On the legal side of things, California seems to be experiencing a rocky transition into the legal market. One example of this is the TreeHouse dispensary in Santa Cruz County. According to their CEO, Bryce Berryessa, demand was difficult to keep up in the beginning of 2018 when legalization came into effect. According to an article released by The Cannabist in January of 2018, Berryesa said that the main issue is that smaller growers are not being licensed. This may become an issue because when demand increase and the supply will continue to come from the black market.

According to the anonymous grower, “It’s not easy to get licensed and legitimized by the state. There are so many hoops to jump through and a big part of the growing community just won’t be able to make it… Growing illegally may just become part of the job for a lot of growers.”

This seems to be at the center of the debate for managing the environmental costs of cultivation. If cannabis has become legal, how can the positive effect from the diminishing numbers if illegal projects come to fruition?

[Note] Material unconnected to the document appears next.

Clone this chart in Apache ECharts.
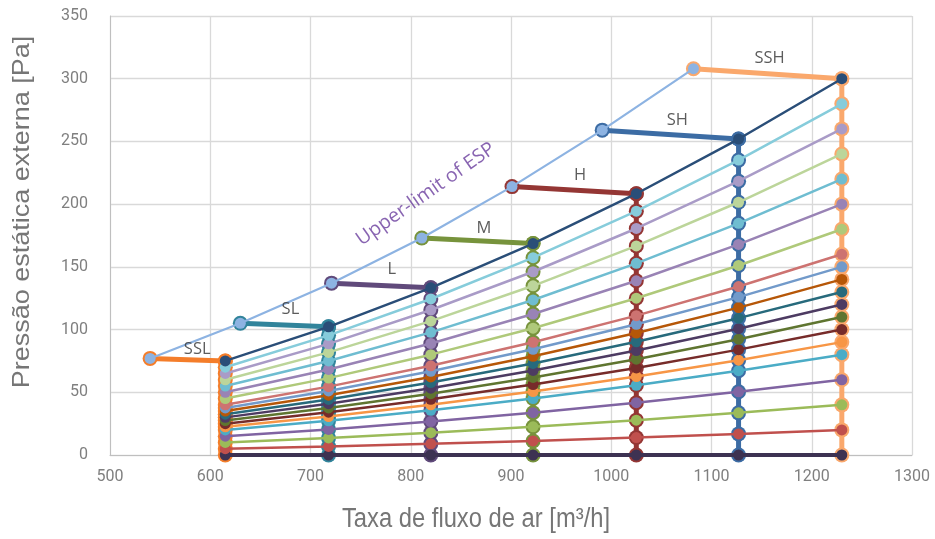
<!DOCTYPE html>
<html><head><meta charset="utf-8">
<script src="https://cdn.jsdelivr.net/npm/echarts@6/dist/echarts.min.js"></script>
<style>html,body{margin:0;padding:0;background:#fff}#c{width:935px;height:539px}</style>
</head><body><div id="c"></div>
<script>
// Air flow columns (fan curves evaluated at these flows)
const flows = [615, 718, 820, 922, 1025, 1127, 1230];
// Pressure curves, one per row, values at each flow
const curve0   = [0, 0, 0, 0, 0, 0, 0];
const curve20  = [5, 6.8, 8.9, 11.2, 13.9, 16.8, 20];
const curve40  = [10, 13.6, 17.8, 22.5, 27.8, 33.6, 40];
const curve60  = [15, 20.4, 26.7, 33.7, 41.7, 50.4, 60];
const curve80  = [20, 27.3, 35.6, 45.0, 55.6, 67.2, 80];
const curve90  = [22.5, 30.7, 40.0, 50.6, 62.5, 75.6, 90];
const curve100 = [25, 34.1, 44.4, 56.2, 69.4, 84.0, 100];
const curve110 = [27.5, 37.5, 48.9, 61.8, 76.4, 92.3, 110];
const curve120 = [30, 40.9, 53.3, 67.4, 83.3, 100.7, 120];
const curve130 = [32.5, 44.3, 57.8, 73.0, 90.3, 109.1, 130];
const curve140 = [35, 47.7, 62.2, 78.7, 97.2, 117.5, 140];
const curve150 = [37.5, 51.1, 66.7, 84.3, 104.2, 125.9, 150];
const curve160 = [40, 54.5, 71.1, 89.9, 111.1, 134.3, 160];
const curve180 = [45, 61.3, 80.0, 101.1, 125.0, 151.1, 180];
const curve200 = [50, 68.2, 88.9, 112.4, 138.9, 167.9, 200];
const curve220 = [55, 75.0, 97.8, 123.6, 152.8, 184.7, 220];
const curve240 = [60, 81.8, 106.7, 134.9, 166.7, 201.5, 240];
const curve260 = [65, 88.6, 115.6, 146.1, 180.6, 218.3, 260];
const curve280 = [70, 95.4, 124.4, 157.3, 194.4, 235.1, 280];
const curve300 = [75, 102.2, 133.3, 168.6, 208.3, 251.9, 300];
const curves = [curve0, curve20, curve40, curve60, curve80, curve90, curve100, curve110, curve120, curve130,
  curve140, curve150, curve160, curve180, curve200, curve220, curve240, curve260, curve280, curve300];

// Upper limit of ESP
const limitFlow = [540, 630, 721, 811, 901, 991, 1082];
const limitPres = [77, 105, 137, 173, 214, 259, 308];
// Fan speed names (segments from the limit to the top curve)
const speedNames = ['SSL', 'SL', 'L', 'M', 'H', 'SH', 'SSH'];
const speedLabelX = [587, 680, 781, 873, 969, 1066, 1158];
const speedLabelY = [84, 116, 148, 181, 223, 267, 316];
const limitLabel = 'Upper-limit of ESP';
const limitLabelPos = [815, 208];

const xTicks = [500, 1300, 100];
const yTicks = [0, 350, 50];
const xTitle = 'Taxa de fluxo de ar [m³/h]';
const yTitle = 'Pressão estática externa [Pa]';

const curveColors = ['#3D3252', '#C0504D', '#9BBB59', '#8064A2', '#4BACC6', '#F79646', '#772C2A', '#5F7530',
  '#4D3B62', '#276A7C', '#B65708', '#729ACA', '#CD7371', '#AFC97A', '#9983B5', '#6FBDD1', '#BCD59A',
  '#A99BC7', '#86CCDB', '#2A4E78'];
const colColors = ['#F47D2A', '#31849B', '#604A7B', '#77933C', '#943634', '#3C6CA4', '#FAA86C'];
const limitColor = '#8DB3E2';

const series = [];
// vertical columns
flows.forEach((f, i) => {
  series.push({
    type: 'line', z: 2, silent: true,
    data: curves.map(c => [f, c[i]]),
    lineStyle: { width: 5, color: colColors[i] },
    itemStyle: { color: colColors[i] },
    symbol: 'circle', symbolSize: 15, animation: false
  });
});
// speed segments
flows.forEach((f, i) => {
  series.push({
    type: 'line', z: 2, silent: true,
    data: [[limitFlow[i], limitPres[i]], [f, curve300[i]]],
    lineStyle: { width: 5, color: colColors[i] },
    itemStyle: { color: colColors[i] },
    symbol: 'circle', symbolSize: 15, animation: false
  });
});
// curves
curves.forEach((c, k) => {
  series.push({
    type: 'line', z: 3, silent: true,
    data: flows.map((f, i) => [f, c[i]]),
    lineStyle: { width: k === 0 ? 4 : 2.5, color: curveColors[k] },
    itemStyle: { color: curveColors[k] },
    symbol: 'circle', symbolSize: 11, animation: false
  });
});
// upper limit
series.push({
  type: 'line', z: 4, silent: true,
  data: limitFlow.map((f, i) => [f, limitPres[i]]),
  lineStyle: { width: 2.2, color: limitColor },
  itemStyle: { color: limitColor },
  symbol: 'circle', symbolSize: 11, animation: false
});
// labels
series.push({
  type: 'scatter', z: 5, silent: true, symbolSize: 0, animation: false,
  data: speedNames.map((n, i) => ({ value: [speedLabelX[i], speedLabelY[i]], name: n })),
  label: { show: true, position: 'inside', formatter: p => p.name, color: '#333333', fontSize: 16.5, fontFamily: 'Open Sans' }
});
series.push({
  type: 'scatter', z: 5, silent: true, symbolSize: 0, animation: false,
  data: [{ value: limitLabelPos, name: limitLabel }],
  label: { show: true, position: 'inside', rotate: 35, formatter: p => p.name, color: '#6A3D9E', fontSize: 19.5, fontFamily: 'Open Sans' }
});

const chart = echarts.init(document.getElementById('c'));
chart.setOption({
  animation: false,
  grid: { left: 110, right: 23, top: 16, bottom: 84 },
  xAxis: {
    type: 'value', min: xTicks[0], max: xTicks[1], interval: xTicks[2],
    axisLine: { show: true, lineStyle: { color: '#BFBFBF' } },
    axisTick: { show: false },
    axisLabel: { color: '#7F7F7F', fontSize: 16, margin: 14, fontFamily: 'Roboto', formatter: v => String(v) },
    splitLine: { show: true, lineStyle: { color: '#D9D9D9', width: 1.3 } }
  },
  yAxis: {
    type: 'value', min: yTicks[0], max: yTicks[1], interval: yTicks[2],
    axisLine: { show: true, lineStyle: { color: '#BFBFBF' } },
    axisTick: { show: false },
    axisLabel: { color: '#7F7F7F', fontSize: 16, margin: 22, fontFamily: 'Roboto', formatter: v => String(v) },
    splitLine: { show: true, lineStyle: { color: '#D9D9D9', width: 1.3 } }
  },
  graphic: [
    { type: 'text', x: 476, y: 520, scaleX: 0.88, style: { text: xTitle, fill: '#767676', fontSize: 27, fontFamily: 'Liberation Sans', align: 'center', verticalAlign: 'middle' } },
    { type: 'text', x: 22, y: 212, rotation: Math.PI / 2, scaleY: 0.88, style: { text: yTitle, fill: '#767676', fontSize: 27, fontFamily: 'Liberation Sans', align: 'center', verticalAlign: 'middle' } }
  ],
  series: series
});
</script></body></html>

One problem is enforcing a raft of new regulations that go along with legalization. A new Bureau of Cannabis Control has been established statewide, but, with just eight officers in a state of 40 million, any serious law enforcement, whether keeping tabs on trafficking to out-of-state consumers or environmental regulations, will be an uphill battle, according to this article in the Los Angeles Times.

Just a few months into its process of legalization, the California is still very much in the dark on how legalizatio will impact the state. Will the state’s current cannabis growers all join in the legal business? Will the use of public lands and water resources for cultivation decrease? Will indoor efficiency increase? When it comes to the Golden State’s new cannabis rush, a lot remains to be seen.